Lo spazio interiore

La vita ha partorito un nuovo padre, ce lo ha consegnato tra le braccia. Lo abbiamo preso, io e i miei fratelli, come fanno le madri a cui le ostetriche consegnano un figlio. E con un figlio con il corpo vecchio e arreso, abbiamo imparato una nuova cura, la stessa da sempre, e come una figlia abbracciamo piano la madre fragile. Il tempo si sta chiudendo su se stesso, si è incurvato, sembra quasi un inchino. Il dolore contiene in sé il suo mistero. Lo attraversiamo, come una strada, come un bosco, come il mare. Si deve calibrare il tempo giusto, guardare a destra, poi a sinistra, essere guardinghi, mantenersi saldi, mantenersi saggi, sapere le gambe, le braccia, gli occhi, sapere annusare, sapere il battito del proprio cuore, stare al centro di se stessi, sapersi donare.

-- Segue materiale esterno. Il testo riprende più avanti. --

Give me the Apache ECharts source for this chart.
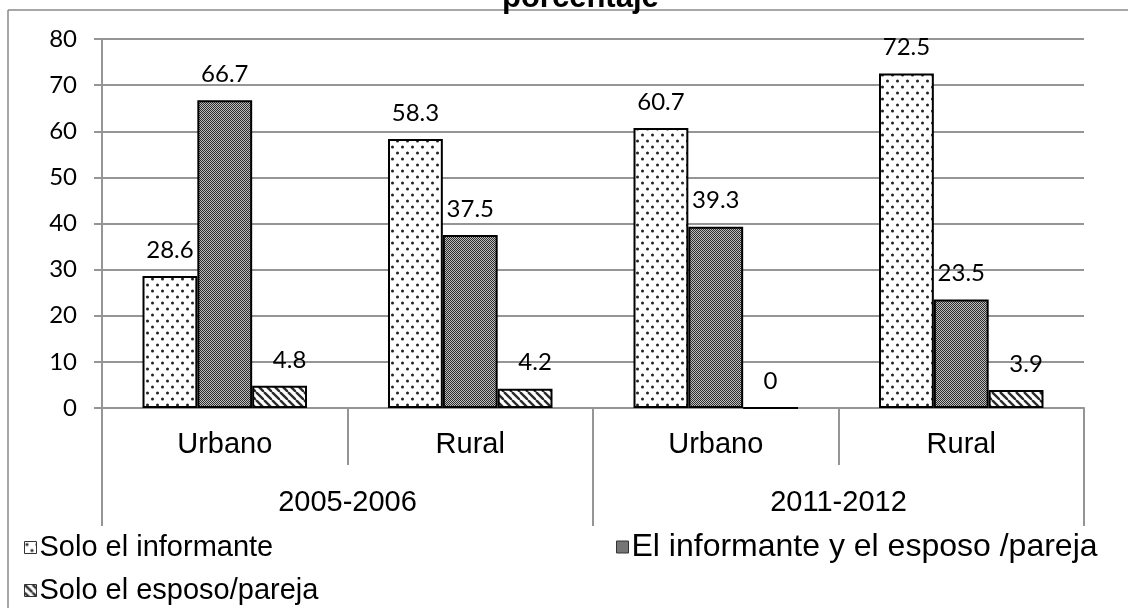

Così, come quando sei al centro della traversata, per arrivare ancora interi sull’altro marciapiede, sull’orizzonte finito, sulla strada maestra. Perché la strada è maestra, come il bosco, come il mare, come questo sentire e questo accudire che non ci aspettavamo. Ci siamo ritrovati all’interno, senza bisogno di molte parole. La cura non è l’estetica di una canzone piena di poesia, non è romantica. La cura è corpo dolente che guardiamo con occhi arrossati, per vedere oltre, per stare qui e ora. Passare attraverso, non è altro che fermarsi dentro una stanza. Lo spazio interiore dell’attesa e della cura.